**Data excerpt**
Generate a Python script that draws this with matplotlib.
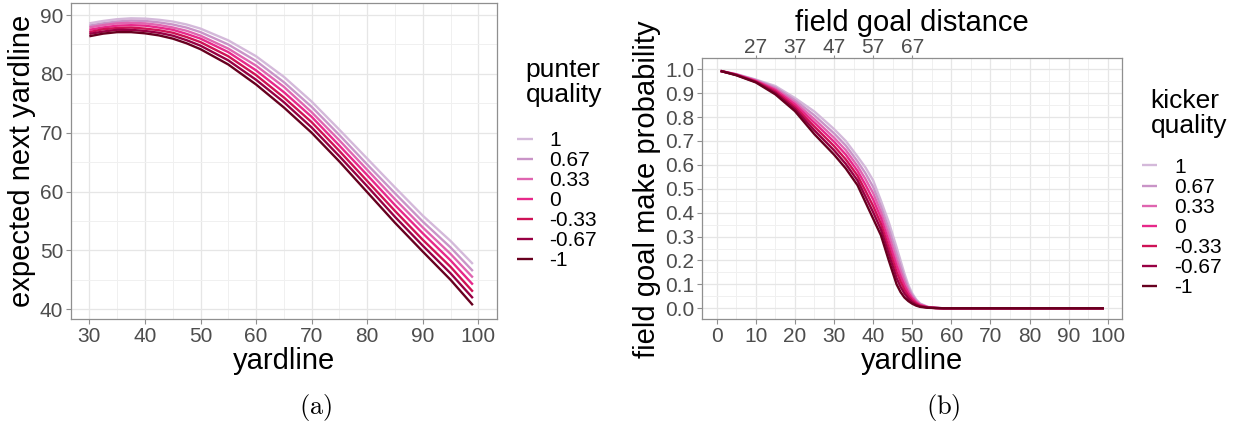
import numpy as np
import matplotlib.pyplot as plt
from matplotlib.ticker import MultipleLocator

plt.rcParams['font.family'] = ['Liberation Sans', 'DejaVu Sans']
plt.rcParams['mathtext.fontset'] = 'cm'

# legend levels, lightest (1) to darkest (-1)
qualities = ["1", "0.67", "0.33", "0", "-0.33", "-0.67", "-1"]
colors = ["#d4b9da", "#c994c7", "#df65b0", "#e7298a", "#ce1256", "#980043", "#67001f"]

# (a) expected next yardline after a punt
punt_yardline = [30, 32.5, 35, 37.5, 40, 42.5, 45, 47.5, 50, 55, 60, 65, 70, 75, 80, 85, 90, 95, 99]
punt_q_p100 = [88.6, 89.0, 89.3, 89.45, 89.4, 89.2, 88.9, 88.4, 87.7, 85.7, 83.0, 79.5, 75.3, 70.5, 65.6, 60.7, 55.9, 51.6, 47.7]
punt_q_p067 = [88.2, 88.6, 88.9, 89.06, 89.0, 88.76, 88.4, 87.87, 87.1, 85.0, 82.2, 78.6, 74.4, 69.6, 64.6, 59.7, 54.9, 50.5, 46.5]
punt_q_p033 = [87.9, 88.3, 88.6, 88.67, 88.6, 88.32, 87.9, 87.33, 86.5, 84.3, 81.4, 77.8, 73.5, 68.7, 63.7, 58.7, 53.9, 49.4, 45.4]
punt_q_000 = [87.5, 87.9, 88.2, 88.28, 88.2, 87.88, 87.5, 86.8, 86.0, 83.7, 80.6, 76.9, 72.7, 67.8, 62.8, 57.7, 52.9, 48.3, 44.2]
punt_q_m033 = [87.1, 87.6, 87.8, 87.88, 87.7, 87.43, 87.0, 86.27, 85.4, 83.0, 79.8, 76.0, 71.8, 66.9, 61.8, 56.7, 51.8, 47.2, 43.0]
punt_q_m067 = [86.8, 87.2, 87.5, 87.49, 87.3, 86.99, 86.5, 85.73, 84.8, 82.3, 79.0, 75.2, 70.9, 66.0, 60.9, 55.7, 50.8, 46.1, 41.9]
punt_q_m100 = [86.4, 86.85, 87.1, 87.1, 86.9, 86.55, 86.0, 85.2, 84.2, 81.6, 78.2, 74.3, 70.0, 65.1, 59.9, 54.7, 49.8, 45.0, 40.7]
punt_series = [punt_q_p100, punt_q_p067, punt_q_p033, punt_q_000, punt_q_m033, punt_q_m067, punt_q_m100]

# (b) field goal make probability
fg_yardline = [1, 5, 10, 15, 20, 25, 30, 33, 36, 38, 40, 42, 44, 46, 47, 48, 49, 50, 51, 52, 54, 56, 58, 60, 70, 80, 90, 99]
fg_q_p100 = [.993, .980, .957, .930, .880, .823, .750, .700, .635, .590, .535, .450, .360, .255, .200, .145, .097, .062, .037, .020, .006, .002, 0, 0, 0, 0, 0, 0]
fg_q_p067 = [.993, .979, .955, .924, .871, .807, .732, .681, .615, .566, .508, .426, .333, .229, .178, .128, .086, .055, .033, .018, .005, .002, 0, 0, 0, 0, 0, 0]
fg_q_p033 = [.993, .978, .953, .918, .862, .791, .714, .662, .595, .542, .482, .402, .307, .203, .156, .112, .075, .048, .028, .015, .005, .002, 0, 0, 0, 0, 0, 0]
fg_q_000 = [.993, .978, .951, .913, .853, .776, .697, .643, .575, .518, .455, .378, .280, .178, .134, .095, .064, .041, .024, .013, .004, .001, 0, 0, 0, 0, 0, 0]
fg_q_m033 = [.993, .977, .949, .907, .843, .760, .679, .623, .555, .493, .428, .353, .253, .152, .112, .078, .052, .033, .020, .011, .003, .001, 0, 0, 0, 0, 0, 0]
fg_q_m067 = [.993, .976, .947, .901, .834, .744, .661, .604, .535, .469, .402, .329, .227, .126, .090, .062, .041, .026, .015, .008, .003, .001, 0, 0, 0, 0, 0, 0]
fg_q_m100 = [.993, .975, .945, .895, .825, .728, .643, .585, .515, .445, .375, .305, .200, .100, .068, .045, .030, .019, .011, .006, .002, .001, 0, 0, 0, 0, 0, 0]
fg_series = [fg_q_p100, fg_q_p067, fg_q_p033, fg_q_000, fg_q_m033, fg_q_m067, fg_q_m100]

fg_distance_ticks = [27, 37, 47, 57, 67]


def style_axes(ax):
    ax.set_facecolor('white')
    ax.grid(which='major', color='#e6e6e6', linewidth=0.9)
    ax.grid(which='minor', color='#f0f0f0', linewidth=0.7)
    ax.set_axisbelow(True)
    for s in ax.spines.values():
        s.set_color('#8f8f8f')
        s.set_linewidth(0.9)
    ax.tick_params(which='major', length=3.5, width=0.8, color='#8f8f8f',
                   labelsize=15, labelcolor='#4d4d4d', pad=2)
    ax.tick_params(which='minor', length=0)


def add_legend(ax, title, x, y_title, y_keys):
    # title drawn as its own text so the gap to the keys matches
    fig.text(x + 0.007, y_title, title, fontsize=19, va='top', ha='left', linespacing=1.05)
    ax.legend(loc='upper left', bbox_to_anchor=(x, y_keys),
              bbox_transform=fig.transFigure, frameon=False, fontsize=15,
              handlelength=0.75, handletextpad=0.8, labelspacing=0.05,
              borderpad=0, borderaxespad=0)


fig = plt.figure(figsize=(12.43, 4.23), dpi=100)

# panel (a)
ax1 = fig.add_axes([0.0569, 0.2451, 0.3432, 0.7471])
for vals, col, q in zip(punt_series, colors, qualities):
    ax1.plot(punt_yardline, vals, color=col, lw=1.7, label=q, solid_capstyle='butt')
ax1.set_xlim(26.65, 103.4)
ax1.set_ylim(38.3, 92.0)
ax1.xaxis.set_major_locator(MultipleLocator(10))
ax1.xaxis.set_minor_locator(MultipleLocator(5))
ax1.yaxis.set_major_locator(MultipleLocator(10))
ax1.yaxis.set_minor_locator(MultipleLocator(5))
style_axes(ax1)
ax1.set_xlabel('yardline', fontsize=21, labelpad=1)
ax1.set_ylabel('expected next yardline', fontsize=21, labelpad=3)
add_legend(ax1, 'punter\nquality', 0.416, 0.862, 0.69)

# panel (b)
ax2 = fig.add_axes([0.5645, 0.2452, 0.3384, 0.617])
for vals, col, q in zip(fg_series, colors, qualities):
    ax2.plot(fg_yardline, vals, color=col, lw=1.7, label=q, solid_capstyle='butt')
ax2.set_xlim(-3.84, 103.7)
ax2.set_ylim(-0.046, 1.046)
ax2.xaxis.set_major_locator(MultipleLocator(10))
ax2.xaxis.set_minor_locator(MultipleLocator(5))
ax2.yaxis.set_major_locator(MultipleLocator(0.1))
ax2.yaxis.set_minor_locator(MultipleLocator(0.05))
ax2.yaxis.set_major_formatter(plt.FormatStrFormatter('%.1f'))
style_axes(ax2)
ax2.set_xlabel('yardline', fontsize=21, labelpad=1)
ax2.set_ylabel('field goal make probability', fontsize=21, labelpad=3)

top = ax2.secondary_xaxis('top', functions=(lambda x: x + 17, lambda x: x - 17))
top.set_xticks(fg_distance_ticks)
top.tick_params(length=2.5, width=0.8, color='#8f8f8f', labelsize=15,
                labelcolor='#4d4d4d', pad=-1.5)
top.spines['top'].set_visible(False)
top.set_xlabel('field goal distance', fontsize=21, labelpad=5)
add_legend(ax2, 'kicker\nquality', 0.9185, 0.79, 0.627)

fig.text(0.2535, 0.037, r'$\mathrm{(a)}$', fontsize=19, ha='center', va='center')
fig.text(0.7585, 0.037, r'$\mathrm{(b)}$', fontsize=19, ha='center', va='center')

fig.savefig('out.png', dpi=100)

**Stated goal**
The material above must be printed exactly, with its pictures left out.

**Result**
Generate a Python script that draws this with matplotlib.
import numpy as np
import matplotlib.pyplot as plt
from matplotlib.ticker import MultipleLocator

plt.rcParams['font.family'] = ['Liberation Sans', 'DejaVu Sans']
plt.rcParams['mathtext.fontset'] = 'cm'

# legend levels, lightest (1) to darkest (-1)
qualities = ["1", "0.67", "0.33", "0", "-0.33", "-0.67", "-1"]
colors = ["#d4b9da", "#c994c7", "#df65b0", "#e7298a", "#ce1256", "#980043", "#67001f"]

# (a) expected next yardline after a punt
punt_yardline = [30, 32.5, 35, 37.5, 40, 42.5, 45, 47.5, 50, 55, 60, 65, 70, 75, 80, 85, 90, 95, 99]
punt_q_p100 = [88.6, 89.0, 89.3, 89.45, 89.4, 89.2, 88.9, 88.4, 87.7, 85.7, 83.0, 79.5, 75.3, 70.5, 65.6, 60.7, 55.9, 51.6, 47.7]
punt_q_p067 = [88.2, 88.6, 88.9, 89.06, 89.0, 88.76, 88.4, 87.87, 87.1, 85.0, 82.2, 78.6, 74.4, 69.6, 64.6, 59.7, 54.9, 50.5, 46.5]
punt_q_p033 = [87.9, 88.3, 88.6, 88.67, 88.6, 88.32, 87.9, 87.33, 86.5, 84.3, 81.4, 77.8, 73.5, 68.7, 63.7, 58.7, 53.9, 49.4, 45.4]
punt_q_000 = [87.5, 87.9, 88.2, 88.28, 88.2, 87.88, 87.5, 86.8, 86.0, 83.7, 80.6, 76.9, 72.7, 67.8, 62.8, 57.7, 52.9, 48.3, 44.2]
punt_q_m033 = [87.1, 87.6, 87.8, 87.88, 87.7, 87.43, 87.0, 86.27, 85.4, 83.0, 79.8, 76.0, 71.8, 66.9, 61.8, 56.7, 51.8, 47.2, 43.0]
punt_q_m067 = [86.8, 87.2, 87.5, 87.49, 87.3, 86.99, 86.5, 85.73, 84.8, 82.3, 79.0, 75.2, 70.9, 66.0, 60.9, 55.7, 50.8, 46.1, 41.9]
punt_q_m100 = [86.4, 86.85, 87.1, 87.1, 86.9, 86.55, 86.0, 85.2, 84.2, 81.6, 78.2, 74.3, 70.0, 65.1, 59.9, 54.7, 49.8, 45.0, 40.7]
punt_series = [punt_q_p100, punt_q_p067, punt_q_p033, punt_q_000, punt_q_m033, punt_q_m067, punt_q_m100]

# (b) field goal make probability
fg_yardline = [1, 5, 10, 15, 20, 25, 30, 33, 36, 38, 40, 42, 44, 46, 47, 48, 49, 50, 51, 52, 54, 56, 58, 60, 70, 80, 90, 99]
fg_q_p100 = [.993, .980, .957, .930, .880, .823, .750, .700, .635, .590, .535, .450, .360, .255, .200, .145, .097, .062, .037, .020, .006, .002, 0, 0, 0, 0, 0, 0]
fg_q_p067 = [.993, .979, .955, .924, .871, .807, .732, .681, .615, .566, .508, .426, .333, .229, .178, .128, .086, .055, .033, .018, .005, .002, 0, 0, 0, 0, 0, 0]
fg_q_p033 = [.993, .978, .953, .918, .862, .791, .714, .662, .595, .542, .482, .402, .307, .203, .156, .112, .075, .048, .028, .015, .005, .002, 0, 0, 0, 0, 0, 0]
fg_q_000 = [.993, .978, .951, .913, .853, .776, .697, .643, .575, .518, .455, .378, .280, .178, .134, .095, .064, .041, .024, .013, .004, .001, 0, 0, 0, 0, 0, 0]
fg_q_m033 = [.993, .977, .949, .907, .843, .760, .679, .623, .555, .493, .428, .353, .253, .152, .112, .078, .052, .033, .020, .011, .003, .001, 0, 0, 0, 0, 0, 0]
fg_q_m067 = [.993, .976, .947, .901, .834, .744, .661, .604, .535, .469, .402, .329, .227, .126, .090, .062, .041, .026, .015, .008, .003, .001, 0, 0, 0, 0, 0, 0]
fg_q_m100 = [.993, .975, .945, .895, .825, .728, .643, .585, .515, .445, .375, .305, .200, .100, .068, .045, .030, .019, .011, .006, .002, .001, 0, 0, 0, 0, 0, 0]
fg_series = [fg_q_p100, fg_q_p067, fg_q_p033, fg_q_000, fg_q_m033, fg_q_m067, fg_q_m100]

fg_distance_ticks = [27, 37, 47, 57, 67]


def style_axes(ax):
    ax.set_facecolor('white')
    ax.grid(which='major', color='#e6e6e6', linewidth=0.9)
    ax.grid(which='minor', color='#f0f0f0', linewidth=0.7)
    ax.set_axisbelow(True)
    for s in ax.spines.values():
        s.set_color('#8f8f8f')
        s.set_linewidth(0.9)
    ax.tick_params(which='major', length=3.5, width=0.8, color='#8f8f8f',
                   labelsize=15, labelcolor='#4d4d4d', pad=2)
    ax.tick_params(which='minor', length=0)


def add_legend(ax, title, x, y_title, y_keys):
    # title drawn as its own text so the gap to the keys matches
    fig.text(x + 0.007, y_title, title, fontsize=19, va='top', ha='left', linespacing=1.05)
    ax.legend(loc='upper left', bbox_to_anchor=(x, y_keys),
              bbox_transform=fig.transFigure, frameon=False, fontsize=15,
              handlelength=0.75, handletextpad=0.8, labelspacing=0.05,
              borderpad=0, borderaxespad=0)


fig = plt.figure(figsize=(12.43, 4.23), dpi=100)

# panel (a)
ax1 = fig.add_axes([0.0569, 0.2451, 0.3432, 0.7471])
for vals, col, q in zip(punt_series, colors, qualities):
    ax1.plot(punt_yardline, vals, color=col, lw=1.7, label=q, solid_capstyle='butt')
ax1.set_xlim(26.65, 103.4)
ax1.set_ylim(38.3, 92.0)
ax1.xaxis.set_major_locator(MultipleLocator(10))
ax1.xaxis.set_minor_locator(MultipleLocator(5))
ax1.yaxis.set_major_locator(MultipleLocator(10))
ax1.yaxis.set_minor_locator(MultipleLocator(5))
style_axes(ax1)
ax1.set_xlabel('yardline', fontsize=21, labelpad=1)
ax1.set_ylabel('expected next yardline', fontsize=21, labelpad=3)
add_legend(ax1, 'punter\nquality', 0.416, 0.862, 0.69)

# panel (b)
ax2 = fig.add_axes([0.5645, 0.2452, 0.3384, 0.617])
for vals, col, q in zip(fg_series, colors, qualities):
    ax2.plot(fg_yardline, vals, color=col, lw=1.7, label=q, solid_capstyle='butt')
ax2.set_xlim(-3.84, 103.7)
ax2.set_ylim(-0.046, 1.046)
ax2.xaxis.set_major_locator(MultipleLocator(10))
ax2.xaxis.set_minor_locator(MultipleLocator(5))
ax2.yaxis.set_major_locator(MultipleLocator(0.1))
ax2.yaxis.set_minor_locator(MultipleLocator(0.05))
ax2.yaxis.set_major_formatter(plt.FormatStrFormatter('%.1f'))
style_axes(ax2)
ax2.set_xlabel('yardline', fontsize=21, labelpad=1)
ax2.set_ylabel('field goal make probability', fontsize=21, labelpad=3)

top = ax2.secondary_xaxis('top', functions=(lambda x: x + 17, lambda x: x - 17))
top.set_xticks(fg_distance_ticks)
top.tick_params(length=2.5, width=0.8, color='#8f8f8f', labelsize=15,
                labelcolor='#4d4d4d', pad=-1.5)
top.spines['top'].set_visible(False)
top.set_xlabel('field goal distance', fontsize=21, labelpad=5)
add_legend(ax2, 'kicker\nquality', 0.9185, 0.79, 0.627)

fig.text(0.2535, 0.037, r'$\mathrm{(a)}$', fontsize=19, ha='center', va='center')
fig.text(0.7585, 0.037, r'$\mathrm{(b)}$', fontsize=19, ha='center', va='center')

fig.savefig('out.png', dpi=100)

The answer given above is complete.